Goal of the exercise: Leave out every picture, then transcribe the rest of the listing exactly.
+ + + + +
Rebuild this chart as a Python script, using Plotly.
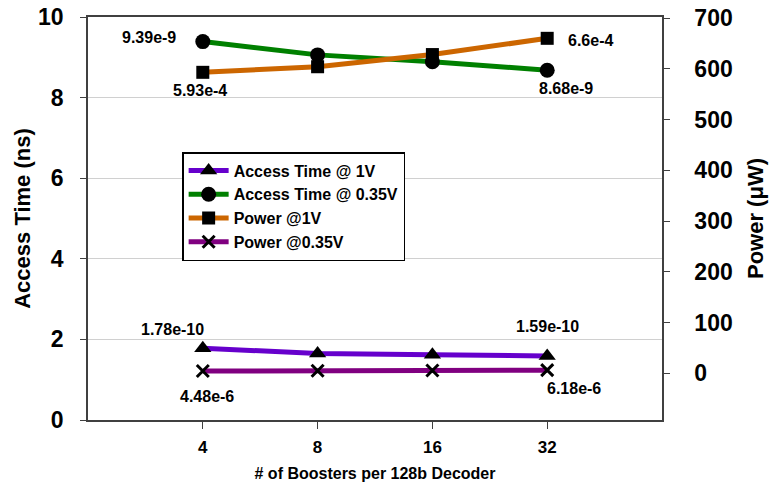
import plotly.graph_objects as go

categories = ["4", "8", "16", "32"]
access_1v = [1.78, 1.65, 1.62, 1.59]          # ns
access_035v = [9.39, 9.06, 8.89, 8.68]        # ns
power_1v = [593, 604, 628, 660]               # uW
power_035v = [4.48, 5.0, 5.5, 6.18]           # uW

left_ticks = [0, 2, 4, 6, 8, 10]
right_ticks = [0, 100, 200, 300, 400, 500, 600, 700]

FONT = "Liberation Sans"
xs = list(range(len(categories)))

fig = go.Figure()
fig.add_trace(go.Scatter(x=xs, y=access_1v, name="<b>Access Time @ 1V</b>", mode="lines+markers",
                         line=dict(color="#6600CC", width=5),
                         marker=dict(symbol="triangle-up", size=15, color="black")))
fig.add_trace(go.Scatter(x=xs, y=access_035v, name="<b>Access Time @ 0.35V</b>", mode="lines+markers",
                         line=dict(color="#008000", width=5),
                         marker=dict(symbol="circle", size=15, color="black")))
fig.add_trace(go.Scatter(x=xs, y=power_1v, name="<b>Power @1V</b>", mode="lines+markers", yaxis="y2",
                         line=dict(color="#CC6600", width=5),
                         marker=dict(symbol="square", size=13, color="black")))
fig.add_trace(go.Scatter(x=xs, y=power_035v, name="<b>Power @0.35V</b>", mode="lines+markers", yaxis="y2",
                         line=dict(color="#800080", width=5),
                         marker=dict(symbol="x-thin", size=12, color="black",
                                     line=dict(color="black", width=3))))

ann_font = dict(family=FONT, size=16, color="black")
def ann(text, xi, yv, yref, dx, dy):
    fig.add_annotation(x=xi, y=yv, xref="x", yref=yref, text="<b>" + text + "</b>",
                       showarrow=False, xshift=dx, yshift=dy, font=ann_font)

ann("9.39e-9", 0, access_035v[0], "y", -54, 4)
ann("5.93e-4", 0, power_1v[0], "y2", -3, -18)
ann("6.6e-4", 3, power_1v[3], "y2", 43, -2)
ann("8.68e-9", 3, access_035v[3], "y", 19, -18)
ann("1.78e-10", 0, access_1v[0], "y", -30, 19)
ann("4.48e-6", 0, power_035v[0], "y2", 4, -25)
ann("1.59e-10", 3, access_1v[3], "y", 0, 29)
ann("6.18e-6", 3, power_035v[3], "y2", 27, -18)

axis_col = "#404040"
fig.update_layout(
    width=774, height=489,
    margin=dict(l=88, r=112, t=17, b=69),
    paper_bgcolor="white", plot_bgcolor="white",
    font=dict(family=FONT, color="black"),
    showlegend=True,
    legend=dict(x=0.164, y=0.665, xanchor="left", yanchor="top",
                bordercolor="black", borderwidth=1.5, bgcolor="white",
                font=dict(family=FONT, size=16, color="black"),
                tracegroupgap=0, itemwidth=40),
    xaxis=dict(range=[-1, 4], tickvals=xs, ticktext=["<b>%s</b>" % c for c in categories],
               tickfont=dict(size=17), ticks="outside", ticklen=7, tickcolor=axis_col,
               showline=True, linecolor=axis_col, linewidth=1.5, mirror=True,
               showgrid=False, zeroline=False, ticklabelstandoff=4, automargin=False,
               title=dict(text="<b># of Boosters per 128b Decoder</b>", font=dict(size=16), standoff=12)),
    yaxis=dict(range=[0, 10], tickvals=left_ticks, ticktext=["<b>%d</b>" % v for v in left_ticks],
               tickfont=dict(size=23), ticks="outside", ticklen=6, tickcolor=axis_col,
               showline=True, linecolor=axis_col, linewidth=1.5,
               showgrid=True, gridcolor="#d0d0d0", gridwidth=1, zeroline=False,
               ticklabelstandoff=12, automargin=False,
               title=dict(text="<b>Access Time (ns)</b>", font=dict(size=22), standoff=1)),
    yaxis2=dict(range=[-92, 702], overlaying="y", side="right",
                tickvals=right_ticks, ticktext=["<b>%d</b>" % v for v in right_ticks],
                tickfont=dict(size=23), ticks="outside", ticklen=6, tickcolor=axis_col,
                showline=True, linecolor=axis_col, linewidth=1.5,
                showgrid=False, zeroline=False, ticklabelstandoff=20, automargin=False,
                title=dict(text="<b>Power (μW)</b>", font=dict(size=22), standoff=16)),
)

fig.write_html("out.html")
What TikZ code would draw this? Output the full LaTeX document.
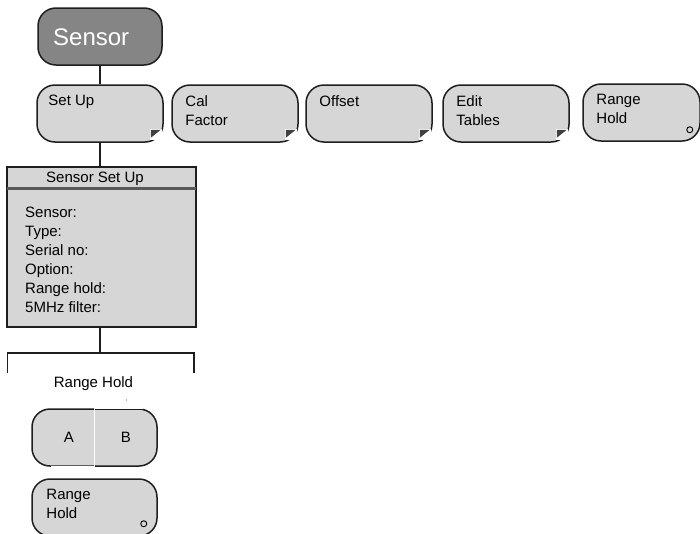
+ + + + +
Answer to this exercise:
Rebuild this chart as a Python script, using Plotly.
import plotly.graph_objects as go

categories = ["4", "8", "16", "32"]
access_1v = [1.78, 1.65, 1.62, 1.59]          # ns
access_035v = [9.39, 9.06, 8.89, 8.68]        # ns
power_1v = [593, 604, 628, 660]               # uW
power_035v = [4.48, 5.0, 5.5, 6.18]           # uW

left_ticks = [0, 2, 4, 6, 8, 10]
right_ticks = [0, 100, 200, 300, 400, 500, 600, 700]

FONT = "Liberation Sans"
xs = list(range(len(categories)))

fig = go.Figure()
fig.add_trace(go.Scatter(x=xs, y=access_1v, name="<b>Access Time @ 1V</b>", mode="lines+markers",
                         line=dict(color="#6600CC", width=5),
                         marker=dict(symbol="triangle-up", size=15, color="black")))
fig.add_trace(go.Scatter(x=xs, y=access_035v, name="<b>Access Time @ 0.35V</b>", mode="lines+markers",
                         line=dict(color="#008000", width=5),
                         marker=dict(symbol="circle", size=15, color="black")))
fig.add_trace(go.Scatter(x=xs, y=power_1v, name="<b>Power @1V</b>", mode="lines+markers", yaxis="y2",
                         line=dict(color="#CC6600", width=5),
                         marker=dict(symbol="square", size=13, color="black")))
fig.add_trace(go.Scatter(x=xs, y=power_035v, name="<b>Power @0.35V</b>", mode="lines+markers", yaxis="y2",
                         line=dict(color="#800080", width=5),
                         marker=dict(symbol="x-thin", size=12, color="black",
                                     line=dict(color="black", width=3))))

ann_font = dict(family=FONT, size=16, color="black")
def ann(text, xi, yv, yref, dx, dy):
    fig.add_annotation(x=xi, y=yv, xref="x", yref=yref, text="<b>" + text + "</b>",
                       showarrow=False, xshift=dx, yshift=dy, font=ann_font)

ann("9.39e-9", 0, access_035v[0], "y", -54, 4)
ann("5.93e-4", 0, power_1v[0], "y2", -3, -18)
ann("6.6e-4", 3, power_1v[3], "y2", 43, -2)
ann("8.68e-9", 3, access_035v[3], "y", 19, -18)
ann("1.78e-10", 0, access_1v[0], "y", -30, 19)
ann("4.48e-6", 0, power_035v[0], "y2", 4, -25)
ann("1.59e-10", 3, access_1v[3], "y", 0, 29)
ann("6.18e-6", 3, power_035v[3], "y2", 27, -18)

axis_col = "#404040"
fig.update_layout(
    width=774, height=489,
    margin=dict(l=88, r=112, t=17, b=69),
    paper_bgcolor="white", plot_bgcolor="white",
    font=dict(family=FONT, color="black"),
    showlegend=True,
    legend=dict(x=0.164, y=0.665, xanchor="left", yanchor="top",
                bordercolor="black", borderwidth=1.5, bgcolor="white",
                font=dict(family=FONT, size=16, color="black"),
                tracegroupgap=0, itemwidth=40),
    xaxis=dict(range=[-1, 4], tickvals=xs, ticktext=["<b>%s</b>" % c for c in categories],
               tickfont=dict(size=17), ticks="outside", ticklen=7, tickcolor=axis_col,
               showline=True, linecolor=axis_col, linewidth=1.5, mirror=True,
               showgrid=False, zeroline=False, ticklabelstandoff=4, automargin=False,
               title=dict(text="<b># of Boosters per 128b Decoder</b>", font=dict(size=16), standoff=12)),
    yaxis=dict(range=[0, 10], tickvals=left_ticks, ticktext=["<b>%d</b>" % v for v in left_ticks],
               tickfont=dict(size=23), ticks="outside", ticklen=6, tickcolor=axis_col,
               showline=True, linecolor=axis_col, linewidth=1.5,
               showgrid=True, gridcolor="#d0d0d0", gridwidth=1, zeroline=False,
               ticklabelstandoff=12, automargin=False,
               title=dict(text="<b>Access Time (ns)</b>", font=dict(size=22), standoff=1)),
    yaxis2=dict(range=[-92, 702], overlaying="y", side="right",
                tickvals=right_ticks, ticktext=["<b>%d</b>" % v for v in right_ticks],
                tickfont=dict(size=23), ticks="outside", ticklen=6, tickcolor=axis_col,
                showline=True, linecolor=axis_col, linewidth=1.5,
                showgrid=False, zeroline=False, ticklabelstandoff=20, automargin=False,
                title=dict(text="<b>Power (μW)</b>", font=dict(size=22), standoff=16)),
)

fig.write_html("out.html")
What TikZ code would draw this? Output the full LaTeX document.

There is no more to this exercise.